Given that we would like to have a small, limited capability recognizer along the PocketSphinx line, the method applicable for that kind of recognizer is what is sometimes referred to command and control recognition that uses a small number of single words or very short word sequences that directly key actions. I was not thinking along this line previously but it is a viable alternative and such that we would essentially have a split or dual method with one being the direct command-and-control seen in Jasper and the other going toward a regular speech interpretation that brings in ConceptNet and Natural Language Understanding. We would then select the Melissa processing path according to the recognizer selected by the user.

neilnelson commented 8 years ago

In case my last commit comment is not seen on the pull request.

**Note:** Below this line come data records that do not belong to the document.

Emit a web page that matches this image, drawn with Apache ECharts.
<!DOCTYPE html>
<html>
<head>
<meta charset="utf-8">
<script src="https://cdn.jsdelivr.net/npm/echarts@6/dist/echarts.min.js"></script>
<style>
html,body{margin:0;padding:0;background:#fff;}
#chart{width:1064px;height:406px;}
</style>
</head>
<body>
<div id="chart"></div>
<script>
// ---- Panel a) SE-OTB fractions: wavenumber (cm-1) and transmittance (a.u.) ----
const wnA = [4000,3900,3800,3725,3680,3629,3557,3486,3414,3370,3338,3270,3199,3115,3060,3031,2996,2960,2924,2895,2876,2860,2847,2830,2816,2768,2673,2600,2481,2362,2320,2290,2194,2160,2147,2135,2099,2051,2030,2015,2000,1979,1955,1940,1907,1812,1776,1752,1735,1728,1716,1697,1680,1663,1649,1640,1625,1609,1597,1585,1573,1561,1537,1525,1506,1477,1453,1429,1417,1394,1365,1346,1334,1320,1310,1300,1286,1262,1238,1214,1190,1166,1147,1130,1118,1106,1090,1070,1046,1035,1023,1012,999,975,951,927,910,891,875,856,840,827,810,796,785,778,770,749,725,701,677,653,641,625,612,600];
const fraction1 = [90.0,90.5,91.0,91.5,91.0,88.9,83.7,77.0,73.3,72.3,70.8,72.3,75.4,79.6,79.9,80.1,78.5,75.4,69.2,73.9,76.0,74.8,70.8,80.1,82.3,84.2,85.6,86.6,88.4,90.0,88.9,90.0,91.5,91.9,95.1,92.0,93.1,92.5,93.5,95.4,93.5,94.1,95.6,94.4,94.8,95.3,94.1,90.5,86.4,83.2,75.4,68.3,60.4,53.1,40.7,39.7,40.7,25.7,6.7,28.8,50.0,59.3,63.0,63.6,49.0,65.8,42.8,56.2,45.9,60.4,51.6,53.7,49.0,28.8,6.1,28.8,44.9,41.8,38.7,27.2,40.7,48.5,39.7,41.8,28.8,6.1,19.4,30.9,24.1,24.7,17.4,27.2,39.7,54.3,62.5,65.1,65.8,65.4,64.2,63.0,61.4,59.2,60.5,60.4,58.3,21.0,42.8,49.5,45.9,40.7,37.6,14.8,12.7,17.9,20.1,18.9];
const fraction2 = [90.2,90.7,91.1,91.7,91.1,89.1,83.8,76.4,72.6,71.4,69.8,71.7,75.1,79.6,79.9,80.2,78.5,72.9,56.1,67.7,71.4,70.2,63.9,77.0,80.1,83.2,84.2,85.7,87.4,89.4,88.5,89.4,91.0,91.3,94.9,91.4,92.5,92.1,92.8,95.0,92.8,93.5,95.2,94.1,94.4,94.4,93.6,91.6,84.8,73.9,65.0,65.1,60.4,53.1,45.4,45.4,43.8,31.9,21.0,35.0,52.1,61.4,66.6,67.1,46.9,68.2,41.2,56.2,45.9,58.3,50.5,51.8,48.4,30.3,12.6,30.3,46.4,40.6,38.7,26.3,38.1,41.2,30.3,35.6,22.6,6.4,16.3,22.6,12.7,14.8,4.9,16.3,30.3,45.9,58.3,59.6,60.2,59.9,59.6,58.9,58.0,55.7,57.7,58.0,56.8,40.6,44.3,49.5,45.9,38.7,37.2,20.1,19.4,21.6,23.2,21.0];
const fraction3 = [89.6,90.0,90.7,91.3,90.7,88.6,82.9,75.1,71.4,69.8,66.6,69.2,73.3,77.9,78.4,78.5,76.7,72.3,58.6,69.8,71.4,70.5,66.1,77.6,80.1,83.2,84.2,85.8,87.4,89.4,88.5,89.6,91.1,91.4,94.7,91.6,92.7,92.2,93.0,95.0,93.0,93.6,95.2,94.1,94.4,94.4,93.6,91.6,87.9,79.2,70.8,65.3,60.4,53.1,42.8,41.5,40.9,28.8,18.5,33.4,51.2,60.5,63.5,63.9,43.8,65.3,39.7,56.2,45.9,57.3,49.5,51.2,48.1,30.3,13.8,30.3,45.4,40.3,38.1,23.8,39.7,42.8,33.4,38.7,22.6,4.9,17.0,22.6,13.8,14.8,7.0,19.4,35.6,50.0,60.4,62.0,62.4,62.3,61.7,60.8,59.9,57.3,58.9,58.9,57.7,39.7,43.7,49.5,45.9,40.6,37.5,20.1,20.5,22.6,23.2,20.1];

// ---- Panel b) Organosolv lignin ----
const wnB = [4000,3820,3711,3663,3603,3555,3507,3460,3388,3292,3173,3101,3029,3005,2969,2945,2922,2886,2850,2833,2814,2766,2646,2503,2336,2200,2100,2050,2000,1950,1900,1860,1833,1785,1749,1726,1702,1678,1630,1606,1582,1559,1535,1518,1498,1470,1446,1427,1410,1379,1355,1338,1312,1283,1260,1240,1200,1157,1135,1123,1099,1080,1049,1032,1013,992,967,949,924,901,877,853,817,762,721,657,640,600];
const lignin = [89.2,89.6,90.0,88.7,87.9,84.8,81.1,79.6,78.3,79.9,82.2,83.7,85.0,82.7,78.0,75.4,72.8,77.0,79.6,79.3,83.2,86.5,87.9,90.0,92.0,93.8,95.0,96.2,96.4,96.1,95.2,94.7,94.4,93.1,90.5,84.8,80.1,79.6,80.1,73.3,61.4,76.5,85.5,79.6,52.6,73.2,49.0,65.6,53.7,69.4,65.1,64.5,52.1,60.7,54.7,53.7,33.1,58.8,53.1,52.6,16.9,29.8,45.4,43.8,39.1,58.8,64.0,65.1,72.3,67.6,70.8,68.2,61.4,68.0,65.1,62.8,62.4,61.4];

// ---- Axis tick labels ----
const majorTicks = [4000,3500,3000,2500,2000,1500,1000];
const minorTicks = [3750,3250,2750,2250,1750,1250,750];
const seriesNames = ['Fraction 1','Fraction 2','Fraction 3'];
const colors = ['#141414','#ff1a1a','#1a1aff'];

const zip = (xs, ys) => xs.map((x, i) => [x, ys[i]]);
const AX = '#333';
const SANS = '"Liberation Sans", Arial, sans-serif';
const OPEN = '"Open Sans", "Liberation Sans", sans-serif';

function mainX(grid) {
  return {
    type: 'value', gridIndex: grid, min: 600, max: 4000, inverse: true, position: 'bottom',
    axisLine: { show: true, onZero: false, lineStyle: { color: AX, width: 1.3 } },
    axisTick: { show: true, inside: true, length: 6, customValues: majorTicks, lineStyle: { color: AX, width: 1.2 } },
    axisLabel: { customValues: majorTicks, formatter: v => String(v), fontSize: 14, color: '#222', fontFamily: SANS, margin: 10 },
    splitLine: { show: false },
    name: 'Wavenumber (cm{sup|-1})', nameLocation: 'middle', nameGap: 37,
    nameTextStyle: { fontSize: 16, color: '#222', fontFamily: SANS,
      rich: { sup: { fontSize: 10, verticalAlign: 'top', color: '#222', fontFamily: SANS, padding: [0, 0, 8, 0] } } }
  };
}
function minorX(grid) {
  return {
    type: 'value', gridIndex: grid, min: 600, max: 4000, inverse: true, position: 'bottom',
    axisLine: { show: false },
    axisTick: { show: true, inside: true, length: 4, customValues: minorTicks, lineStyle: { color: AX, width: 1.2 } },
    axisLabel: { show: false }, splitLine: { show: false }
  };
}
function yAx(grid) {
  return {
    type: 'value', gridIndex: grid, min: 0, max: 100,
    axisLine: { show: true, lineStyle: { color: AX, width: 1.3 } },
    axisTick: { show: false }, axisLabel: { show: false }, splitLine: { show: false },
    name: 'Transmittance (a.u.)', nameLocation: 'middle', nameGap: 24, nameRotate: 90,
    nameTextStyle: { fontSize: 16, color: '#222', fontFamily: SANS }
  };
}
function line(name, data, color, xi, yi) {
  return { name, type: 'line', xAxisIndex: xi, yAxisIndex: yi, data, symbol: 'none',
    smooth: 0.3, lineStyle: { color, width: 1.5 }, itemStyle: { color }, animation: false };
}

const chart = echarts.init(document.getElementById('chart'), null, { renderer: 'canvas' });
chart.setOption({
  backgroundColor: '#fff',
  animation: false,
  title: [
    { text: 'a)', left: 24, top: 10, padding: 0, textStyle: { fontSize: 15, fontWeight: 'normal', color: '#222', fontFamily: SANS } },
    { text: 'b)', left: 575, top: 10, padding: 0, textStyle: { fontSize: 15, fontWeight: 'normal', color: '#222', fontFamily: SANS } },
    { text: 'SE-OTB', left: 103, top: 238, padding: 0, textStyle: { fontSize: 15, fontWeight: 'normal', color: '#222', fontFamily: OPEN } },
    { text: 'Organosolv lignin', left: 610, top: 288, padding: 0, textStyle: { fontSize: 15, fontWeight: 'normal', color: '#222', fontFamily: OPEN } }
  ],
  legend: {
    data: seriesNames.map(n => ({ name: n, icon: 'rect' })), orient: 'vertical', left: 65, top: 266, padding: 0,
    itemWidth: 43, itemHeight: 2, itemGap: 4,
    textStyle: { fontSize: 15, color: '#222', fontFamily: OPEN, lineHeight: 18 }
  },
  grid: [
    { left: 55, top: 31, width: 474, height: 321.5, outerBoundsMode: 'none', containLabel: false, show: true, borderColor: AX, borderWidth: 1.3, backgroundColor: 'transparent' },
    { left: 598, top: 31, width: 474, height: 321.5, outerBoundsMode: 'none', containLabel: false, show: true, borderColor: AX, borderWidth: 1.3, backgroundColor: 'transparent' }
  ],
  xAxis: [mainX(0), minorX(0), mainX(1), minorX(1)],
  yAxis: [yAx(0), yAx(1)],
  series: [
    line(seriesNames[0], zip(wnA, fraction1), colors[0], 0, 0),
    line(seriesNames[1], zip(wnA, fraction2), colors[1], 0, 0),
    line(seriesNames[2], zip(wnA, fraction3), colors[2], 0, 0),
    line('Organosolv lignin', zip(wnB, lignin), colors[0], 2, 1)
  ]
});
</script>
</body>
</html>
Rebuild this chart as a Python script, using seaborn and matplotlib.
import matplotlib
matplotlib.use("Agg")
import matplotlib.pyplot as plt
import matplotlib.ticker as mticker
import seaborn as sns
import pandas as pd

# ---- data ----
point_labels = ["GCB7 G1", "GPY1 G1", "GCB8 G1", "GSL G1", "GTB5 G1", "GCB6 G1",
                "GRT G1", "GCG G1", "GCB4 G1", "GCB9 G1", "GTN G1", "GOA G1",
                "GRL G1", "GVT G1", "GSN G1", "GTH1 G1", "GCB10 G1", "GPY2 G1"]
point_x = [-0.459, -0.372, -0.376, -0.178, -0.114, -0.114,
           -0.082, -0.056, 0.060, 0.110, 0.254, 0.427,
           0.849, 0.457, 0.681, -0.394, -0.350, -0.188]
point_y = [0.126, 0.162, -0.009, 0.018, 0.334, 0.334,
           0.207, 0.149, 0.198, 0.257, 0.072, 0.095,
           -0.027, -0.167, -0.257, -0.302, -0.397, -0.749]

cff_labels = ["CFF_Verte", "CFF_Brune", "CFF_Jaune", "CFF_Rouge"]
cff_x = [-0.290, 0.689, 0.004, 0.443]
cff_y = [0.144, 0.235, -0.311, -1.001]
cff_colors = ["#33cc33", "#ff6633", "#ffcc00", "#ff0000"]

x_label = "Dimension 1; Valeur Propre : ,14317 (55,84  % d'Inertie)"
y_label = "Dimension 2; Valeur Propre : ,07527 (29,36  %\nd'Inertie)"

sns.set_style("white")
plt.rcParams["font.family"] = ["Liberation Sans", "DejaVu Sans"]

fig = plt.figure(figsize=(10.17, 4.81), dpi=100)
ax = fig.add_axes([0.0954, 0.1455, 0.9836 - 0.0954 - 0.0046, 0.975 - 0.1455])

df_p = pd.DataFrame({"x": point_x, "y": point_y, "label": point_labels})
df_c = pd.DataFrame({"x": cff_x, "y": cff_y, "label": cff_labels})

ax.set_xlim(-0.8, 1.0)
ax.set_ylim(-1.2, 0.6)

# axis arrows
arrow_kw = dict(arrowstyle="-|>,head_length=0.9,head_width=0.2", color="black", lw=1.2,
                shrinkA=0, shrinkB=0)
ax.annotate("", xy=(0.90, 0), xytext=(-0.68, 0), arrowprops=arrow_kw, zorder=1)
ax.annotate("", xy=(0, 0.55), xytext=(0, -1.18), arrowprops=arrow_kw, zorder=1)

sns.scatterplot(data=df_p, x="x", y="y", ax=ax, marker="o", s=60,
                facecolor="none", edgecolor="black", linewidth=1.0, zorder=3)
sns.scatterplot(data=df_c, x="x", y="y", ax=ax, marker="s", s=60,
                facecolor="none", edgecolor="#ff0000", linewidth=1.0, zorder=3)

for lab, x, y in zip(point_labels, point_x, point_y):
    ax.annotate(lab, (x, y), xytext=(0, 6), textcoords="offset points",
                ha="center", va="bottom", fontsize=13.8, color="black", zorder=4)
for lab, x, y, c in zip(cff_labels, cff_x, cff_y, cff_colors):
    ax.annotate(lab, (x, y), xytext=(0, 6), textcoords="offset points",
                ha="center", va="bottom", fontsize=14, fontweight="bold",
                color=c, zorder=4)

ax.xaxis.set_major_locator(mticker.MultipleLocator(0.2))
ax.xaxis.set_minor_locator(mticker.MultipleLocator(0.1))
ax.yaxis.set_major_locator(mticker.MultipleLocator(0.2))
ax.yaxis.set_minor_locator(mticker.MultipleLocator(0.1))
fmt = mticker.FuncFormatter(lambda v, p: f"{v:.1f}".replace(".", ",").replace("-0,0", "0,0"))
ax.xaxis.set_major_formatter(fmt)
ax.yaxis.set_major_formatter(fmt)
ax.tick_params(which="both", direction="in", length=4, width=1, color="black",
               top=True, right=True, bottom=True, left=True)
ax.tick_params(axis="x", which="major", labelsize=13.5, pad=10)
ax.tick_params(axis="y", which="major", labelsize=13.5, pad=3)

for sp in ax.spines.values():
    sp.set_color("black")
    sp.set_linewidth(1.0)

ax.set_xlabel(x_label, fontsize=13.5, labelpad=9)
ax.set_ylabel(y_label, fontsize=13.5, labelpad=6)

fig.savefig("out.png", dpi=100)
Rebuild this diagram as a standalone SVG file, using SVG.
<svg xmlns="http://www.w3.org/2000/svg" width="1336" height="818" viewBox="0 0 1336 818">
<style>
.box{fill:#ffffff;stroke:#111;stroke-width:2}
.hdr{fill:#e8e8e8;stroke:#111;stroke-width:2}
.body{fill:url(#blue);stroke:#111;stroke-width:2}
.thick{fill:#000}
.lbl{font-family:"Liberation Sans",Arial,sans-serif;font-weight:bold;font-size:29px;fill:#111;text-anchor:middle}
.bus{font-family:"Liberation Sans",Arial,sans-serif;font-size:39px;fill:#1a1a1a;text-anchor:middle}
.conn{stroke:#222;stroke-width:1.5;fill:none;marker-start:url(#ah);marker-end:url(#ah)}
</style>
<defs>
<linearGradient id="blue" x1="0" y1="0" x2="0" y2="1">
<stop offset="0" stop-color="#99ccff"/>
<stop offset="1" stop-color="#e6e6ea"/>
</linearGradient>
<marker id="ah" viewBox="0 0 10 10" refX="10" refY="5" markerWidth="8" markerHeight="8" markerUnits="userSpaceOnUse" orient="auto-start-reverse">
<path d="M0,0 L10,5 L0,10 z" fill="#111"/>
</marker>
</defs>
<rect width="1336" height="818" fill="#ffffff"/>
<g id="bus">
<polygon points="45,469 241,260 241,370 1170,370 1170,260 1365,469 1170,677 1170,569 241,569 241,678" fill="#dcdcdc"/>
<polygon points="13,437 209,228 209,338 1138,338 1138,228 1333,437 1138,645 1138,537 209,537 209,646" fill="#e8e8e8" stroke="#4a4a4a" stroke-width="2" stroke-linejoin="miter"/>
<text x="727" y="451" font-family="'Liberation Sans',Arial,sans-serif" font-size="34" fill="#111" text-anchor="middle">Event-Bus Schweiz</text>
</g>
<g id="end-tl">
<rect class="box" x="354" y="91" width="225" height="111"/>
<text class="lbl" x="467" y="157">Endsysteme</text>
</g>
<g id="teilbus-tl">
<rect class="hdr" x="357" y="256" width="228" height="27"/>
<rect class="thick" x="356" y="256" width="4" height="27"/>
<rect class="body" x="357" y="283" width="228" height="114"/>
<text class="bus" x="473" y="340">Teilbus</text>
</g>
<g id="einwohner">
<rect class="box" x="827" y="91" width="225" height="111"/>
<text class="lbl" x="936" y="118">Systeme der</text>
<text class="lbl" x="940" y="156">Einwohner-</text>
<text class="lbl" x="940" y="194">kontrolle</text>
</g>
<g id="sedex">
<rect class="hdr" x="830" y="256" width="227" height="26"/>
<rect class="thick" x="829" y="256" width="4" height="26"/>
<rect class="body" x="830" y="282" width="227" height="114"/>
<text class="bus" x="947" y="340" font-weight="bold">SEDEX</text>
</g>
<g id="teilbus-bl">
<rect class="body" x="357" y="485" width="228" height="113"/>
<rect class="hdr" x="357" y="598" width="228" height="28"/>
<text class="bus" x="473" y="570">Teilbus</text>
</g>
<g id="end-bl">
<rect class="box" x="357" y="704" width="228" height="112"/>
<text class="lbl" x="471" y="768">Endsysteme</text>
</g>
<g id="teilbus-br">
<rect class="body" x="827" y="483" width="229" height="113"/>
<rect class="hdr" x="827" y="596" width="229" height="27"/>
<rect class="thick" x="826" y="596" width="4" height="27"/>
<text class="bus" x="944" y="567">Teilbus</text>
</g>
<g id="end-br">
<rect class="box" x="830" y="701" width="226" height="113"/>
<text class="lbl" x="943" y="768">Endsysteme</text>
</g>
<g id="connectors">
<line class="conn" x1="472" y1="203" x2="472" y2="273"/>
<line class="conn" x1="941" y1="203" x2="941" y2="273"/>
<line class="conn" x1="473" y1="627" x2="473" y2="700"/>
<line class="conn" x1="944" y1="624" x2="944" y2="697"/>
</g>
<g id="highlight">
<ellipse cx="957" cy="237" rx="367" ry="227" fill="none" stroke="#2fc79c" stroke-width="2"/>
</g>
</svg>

Changed PocketSphinx recognition sequence

While working on the Jasper-Melissa merge I noticed how Jasper was using PocketSphinx and tried it out for Melissa. The code is simpler and seems to have better accuracy. My sense is that when the vocabulary is restricted to the command words that it may do quite well.

Moved the decoder initialization to outside and before sphinx_stt so that it is only executed once instead of being in the recognition loop. The first initialization when Melissa starts up takes a few seconds, an inconvenient delay, that might be avoided if the initial user prompt in main.py was done after this initialization. At the moment I do not have a suggestion as to how that would be done. Perhaps the merge will provide a solution.

tanay1337 commented 8 years ago

Hi @neilnelson! Thank you so much for the fix. The installation now works like a charm for me, I actually test it using a vocabulary file which I have created and which consists statements that have been taken from USAGE.md built with the help of instructions from this article.

And yes, currently we do not provide the language and dictionary models, the locations have been provided so that the user can place his/her files is those locations. Last but not the least, we are not working on a Jasper-Melissa merge. We are merely learning from the VA systems that have been built before to improve the code and capabilities of Melissa :D

neilnelson commented 8 years ago

@tanay1337, I am glad you are happy with the correction. I added your remarks on how to complete the PocketSphinx installation to the FAQ page.

I appreciate your remark on the Jasper-Melissa merge in that the kind of radical change I am thinking about is certainly outside the usual project flow of which you are appropriately concerned. I should remark that Melissa has rather easily made great headway on an area I have been looking at for years. I have a direction in mind and will work to explain what I am doing as I go along and you may find some of that work useful.

tanay1337 commented 8 years ago

Sure, @neilnelson! Resolved by https://github.com/Melissa-AI/Melissa-Core/pull/42.

tanay1337 commented 8 years ago

Reopened on grounds of https://github.com/Melissa-AI/Melissa-Core/issues/43.

tanay1337 commented 8 years ago

We'll just close this, since this is an unrelated issue.